**Your task**
Give an exact transcription of every line, dropping the images.

**Recorded data**
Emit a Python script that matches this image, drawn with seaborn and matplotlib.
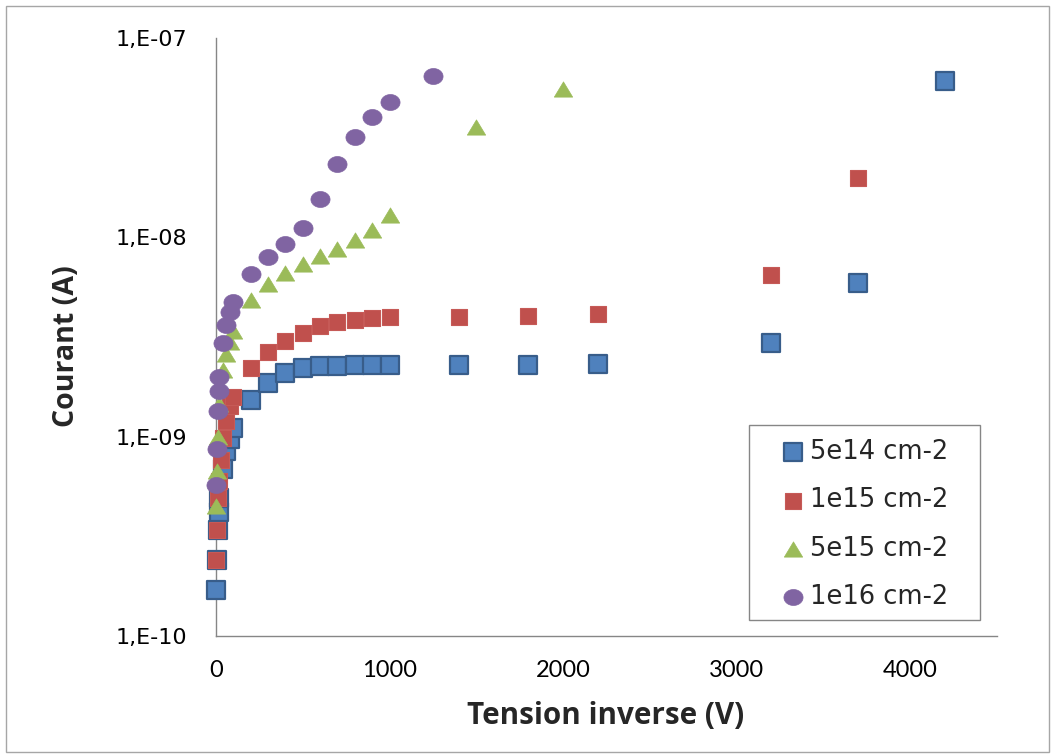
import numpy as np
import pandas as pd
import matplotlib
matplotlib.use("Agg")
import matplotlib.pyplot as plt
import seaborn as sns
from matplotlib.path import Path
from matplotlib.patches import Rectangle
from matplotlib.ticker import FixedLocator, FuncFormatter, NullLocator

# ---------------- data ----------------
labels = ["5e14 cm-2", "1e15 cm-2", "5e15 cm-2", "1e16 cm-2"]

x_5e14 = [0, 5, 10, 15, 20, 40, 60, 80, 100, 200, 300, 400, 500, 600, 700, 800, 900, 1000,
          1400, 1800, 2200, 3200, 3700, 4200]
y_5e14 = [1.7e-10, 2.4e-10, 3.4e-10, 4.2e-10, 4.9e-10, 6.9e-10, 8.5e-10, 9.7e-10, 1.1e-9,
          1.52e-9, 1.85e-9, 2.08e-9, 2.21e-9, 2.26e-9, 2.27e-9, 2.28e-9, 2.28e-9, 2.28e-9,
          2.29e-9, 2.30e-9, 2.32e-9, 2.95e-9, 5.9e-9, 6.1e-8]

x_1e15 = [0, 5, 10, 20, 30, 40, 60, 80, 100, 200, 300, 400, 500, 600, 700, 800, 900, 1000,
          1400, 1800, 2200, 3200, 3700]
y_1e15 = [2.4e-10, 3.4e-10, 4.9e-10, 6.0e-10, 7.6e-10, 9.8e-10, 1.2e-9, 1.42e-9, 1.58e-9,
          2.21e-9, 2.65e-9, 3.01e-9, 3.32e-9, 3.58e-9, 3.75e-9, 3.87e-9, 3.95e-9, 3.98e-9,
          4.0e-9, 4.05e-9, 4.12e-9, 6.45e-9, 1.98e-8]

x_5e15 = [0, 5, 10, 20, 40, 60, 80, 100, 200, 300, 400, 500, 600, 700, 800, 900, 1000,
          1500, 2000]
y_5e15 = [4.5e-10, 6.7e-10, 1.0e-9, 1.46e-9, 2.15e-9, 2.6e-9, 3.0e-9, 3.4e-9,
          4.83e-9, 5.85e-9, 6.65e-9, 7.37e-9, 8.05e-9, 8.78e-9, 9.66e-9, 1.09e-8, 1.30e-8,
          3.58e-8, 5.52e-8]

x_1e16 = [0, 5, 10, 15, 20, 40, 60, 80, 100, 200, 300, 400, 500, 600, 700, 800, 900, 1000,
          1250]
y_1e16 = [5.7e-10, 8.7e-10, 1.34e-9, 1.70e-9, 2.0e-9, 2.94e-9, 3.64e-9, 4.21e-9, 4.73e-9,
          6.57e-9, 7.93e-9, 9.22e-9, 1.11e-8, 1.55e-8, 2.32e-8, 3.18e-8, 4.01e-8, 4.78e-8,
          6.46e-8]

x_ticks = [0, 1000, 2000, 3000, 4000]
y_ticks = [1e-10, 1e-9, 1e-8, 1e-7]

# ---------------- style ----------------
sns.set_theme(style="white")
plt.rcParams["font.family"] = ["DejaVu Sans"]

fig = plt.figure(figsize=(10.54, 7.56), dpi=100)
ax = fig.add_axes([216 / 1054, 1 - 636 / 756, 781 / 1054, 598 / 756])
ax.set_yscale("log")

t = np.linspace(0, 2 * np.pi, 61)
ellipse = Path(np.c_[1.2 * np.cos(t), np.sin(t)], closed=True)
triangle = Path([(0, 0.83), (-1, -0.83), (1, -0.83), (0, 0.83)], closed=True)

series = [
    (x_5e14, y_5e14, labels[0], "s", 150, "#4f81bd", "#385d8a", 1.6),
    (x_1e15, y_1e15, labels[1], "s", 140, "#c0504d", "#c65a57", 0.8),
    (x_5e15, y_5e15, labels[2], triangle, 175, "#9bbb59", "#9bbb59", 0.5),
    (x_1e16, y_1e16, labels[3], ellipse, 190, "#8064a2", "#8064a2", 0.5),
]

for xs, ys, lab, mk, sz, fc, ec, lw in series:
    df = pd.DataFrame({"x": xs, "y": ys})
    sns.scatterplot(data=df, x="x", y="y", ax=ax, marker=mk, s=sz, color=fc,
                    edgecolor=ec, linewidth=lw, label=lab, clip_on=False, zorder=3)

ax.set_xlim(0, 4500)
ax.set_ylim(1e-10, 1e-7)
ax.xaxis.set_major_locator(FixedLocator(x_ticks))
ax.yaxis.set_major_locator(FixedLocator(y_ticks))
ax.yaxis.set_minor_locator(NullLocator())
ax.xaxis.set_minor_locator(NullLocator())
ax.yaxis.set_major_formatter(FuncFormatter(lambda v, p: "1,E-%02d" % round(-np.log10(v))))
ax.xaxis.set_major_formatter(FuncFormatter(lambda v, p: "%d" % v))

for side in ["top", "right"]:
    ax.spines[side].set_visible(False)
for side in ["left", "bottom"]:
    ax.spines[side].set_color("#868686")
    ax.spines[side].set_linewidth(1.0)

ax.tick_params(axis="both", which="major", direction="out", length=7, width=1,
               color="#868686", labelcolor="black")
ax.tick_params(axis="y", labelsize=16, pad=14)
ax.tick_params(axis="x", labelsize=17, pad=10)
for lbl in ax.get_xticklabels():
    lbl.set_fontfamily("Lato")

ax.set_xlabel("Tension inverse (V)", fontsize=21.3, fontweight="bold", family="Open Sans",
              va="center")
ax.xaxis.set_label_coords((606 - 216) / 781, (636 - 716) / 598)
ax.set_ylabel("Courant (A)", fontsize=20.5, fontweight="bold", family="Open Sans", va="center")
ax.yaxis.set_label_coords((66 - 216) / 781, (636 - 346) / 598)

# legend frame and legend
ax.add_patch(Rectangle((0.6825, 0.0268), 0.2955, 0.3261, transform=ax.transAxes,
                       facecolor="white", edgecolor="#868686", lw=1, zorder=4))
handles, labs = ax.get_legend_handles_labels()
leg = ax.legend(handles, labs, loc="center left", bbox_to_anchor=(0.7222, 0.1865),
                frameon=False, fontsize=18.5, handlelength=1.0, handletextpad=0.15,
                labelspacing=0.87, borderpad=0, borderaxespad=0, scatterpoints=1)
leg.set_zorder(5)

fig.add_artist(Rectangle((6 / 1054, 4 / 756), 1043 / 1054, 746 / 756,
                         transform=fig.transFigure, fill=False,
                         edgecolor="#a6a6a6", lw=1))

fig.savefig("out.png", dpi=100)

**Expected answer**
Emit a Python script that matches this image, drawn with seaborn and matplotlib.
import numpy as np
import pandas as pd
import matplotlib
matplotlib.use("Agg")
import matplotlib.pyplot as plt
import seaborn as sns
from matplotlib.path import Path
from matplotlib.patches import Rectangle
from matplotlib.ticker import FixedLocator, FuncFormatter, NullLocator

# ---------------- data ----------------
labels = ["5e14 cm-2", "1e15 cm-2", "5e15 cm-2", "1e16 cm-2"]

x_5e14 = [0, 5, 10, 15, 20, 40, 60, 80, 100, 200, 300, 400, 500, 600, 700, 800, 900, 1000,
          1400, 1800, 2200, 3200, 3700, 4200]
y_5e14 = [1.7e-10, 2.4e-10, 3.4e-10, 4.2e-10, 4.9e-10, 6.9e-10, 8.5e-10, 9.7e-10, 1.1e-9,
          1.52e-9, 1.85e-9, 2.08e-9, 2.21e-9, 2.26e-9, 2.27e-9, 2.28e-9, 2.28e-9, 2.28e-9,
          2.29e-9, 2.30e-9, 2.32e-9, 2.95e-9, 5.9e-9, 6.1e-8]

x_1e15 = [0, 5, 10, 20, 30, 40, 60, 80, 100, 200, 300, 400, 500, 600, 700, 800, 900, 1000,
          1400, 1800, 2200, 3200, 3700]
y_1e15 = [2.4e-10, 3.4e-10, 4.9e-10, 6.0e-10, 7.6e-10, 9.8e-10, 1.2e-9, 1.42e-9, 1.58e-9,
          2.21e-9, 2.65e-9, 3.01e-9, 3.32e-9, 3.58e-9, 3.75e-9, 3.87e-9, 3.95e-9, 3.98e-9,
          4.0e-9, 4.05e-9, 4.12e-9, 6.45e-9, 1.98e-8]

x_5e15 = [0, 5, 10, 20, 40, 60, 80, 100, 200, 300, 400, 500, 600, 700, 800, 900, 1000,
          1500, 2000]
y_5e15 = [4.5e-10, 6.7e-10, 1.0e-9, 1.46e-9, 2.15e-9, 2.6e-9, 3.0e-9, 3.4e-9,
          4.83e-9, 5.85e-9, 6.65e-9, 7.37e-9, 8.05e-9, 8.78e-9, 9.66e-9, 1.09e-8, 1.30e-8,
          3.58e-8, 5.52e-8]

x_1e16 = [0, 5, 10, 15, 20, 40, 60, 80, 100, 200, 300, 400, 500, 600, 700, 800, 900, 1000,
          1250]
y_1e16 = [5.7e-10, 8.7e-10, 1.34e-9, 1.70e-9, 2.0e-9, 2.94e-9, 3.64e-9, 4.21e-9, 4.73e-9,
          6.57e-9, 7.93e-9, 9.22e-9, 1.11e-8, 1.55e-8, 2.32e-8, 3.18e-8, 4.01e-8, 4.78e-8,
          6.46e-8]

x_ticks = [0, 1000, 2000, 3000, 4000]
y_ticks = [1e-10, 1e-9, 1e-8, 1e-7]

# ---------------- style ----------------
sns.set_theme(style="white")
plt.rcParams["font.family"] = ["DejaVu Sans"]

fig = plt.figure(figsize=(10.54, 7.56), dpi=100)
ax = fig.add_axes([216 / 1054, 1 - 636 / 756, 781 / 1054, 598 / 756])
ax.set_yscale("log")

t = np.linspace(0, 2 * np.pi, 61)
ellipse = Path(np.c_[1.2 * np.cos(t), np.sin(t)], closed=True)
triangle = Path([(0, 0.83), (-1, -0.83), (1, -0.83), (0, 0.83)], closed=True)

series = [
    (x_5e14, y_5e14, labels[0], "s", 150, "#4f81bd", "#385d8a", 1.6),
    (x_1e15, y_1e15, labels[1], "s", 140, "#c0504d", "#c65a57", 0.8),
    (x_5e15, y_5e15, labels[2], triangle, 175, "#9bbb59", "#9bbb59", 0.5),
    (x_1e16, y_1e16, labels[3], ellipse, 190, "#8064a2", "#8064a2", 0.5),
]

for xs, ys, lab, mk, sz, fc, ec, lw in series:
    df = pd.DataFrame({"x": xs, "y": ys})
    sns.scatterplot(data=df, x="x", y="y", ax=ax, marker=mk, s=sz, color=fc,
                    edgecolor=ec, linewidth=lw, label=lab, clip_on=False, zorder=3)

ax.set_xlim(0, 4500)
ax.set_ylim(1e-10, 1e-7)
ax.xaxis.set_major_locator(FixedLocator(x_ticks))
ax.yaxis.set_major_locator(FixedLocator(y_ticks))
ax.yaxis.set_minor_locator(NullLocator())
ax.xaxis.set_minor_locator(NullLocator())
ax.yaxis.set_major_formatter(FuncFormatter(lambda v, p: "1,E-%02d" % round(-np.log10(v))))
ax.xaxis.set_major_formatter(FuncFormatter(lambda v, p: "%d" % v))

for side in ["top", "right"]:
    ax.spines[side].set_visible(False)
for side in ["left", "bottom"]:
    ax.spines[side].set_color("#868686")
    ax.spines[side].set_linewidth(1.0)

ax.tick_params(axis="both", which="major", direction="out", length=7, width=1,
               color="#868686", labelcolor="black")
ax.tick_params(axis="y", labelsize=16, pad=14)
ax.tick_params(axis="x", labelsize=17, pad=10)
for lbl in ax.get_xticklabels():
    lbl.set_fontfamily("Lato")

ax.set_xlabel("Tension inverse (V)", fontsize=21.3, fontweight="bold", family="Open Sans",
              va="center")
ax.xaxis.set_label_coords((606 - 216) / 781, (636 - 716) / 598)
ax.set_ylabel("Courant (A)", fontsize=20.5, fontweight="bold", family="Open Sans", va="center")
ax.yaxis.set_label_coords((66 - 216) / 781, (636 - 346) / 598)

# legend frame and legend
ax.add_patch(Rectangle((0.6825, 0.0268), 0.2955, 0.3261, transform=ax.transAxes,
                       facecolor="white", edgecolor="#868686", lw=1, zorder=4))
handles, labs = ax.get_legend_handles_labels()
leg = ax.legend(handles, labs, loc="center left", bbox_to_anchor=(0.7222, 0.1865),
                frameon=False, fontsize=18.5, handlelength=1.0, handletextpad=0.15,
                labelspacing=0.87, borderpad=0, borderaxespad=0, scatterpoints=1)
leg.set_zorder(5)

fig.add_artist(Rectangle((6 / 1054, 4 / 756), 1043 / 1054, 746 / 756,
                         transform=fig.transFigure, fill=False,
                         edgecolor="#a6a6a6", lw=1))

fig.savefig("out.png", dpi=100)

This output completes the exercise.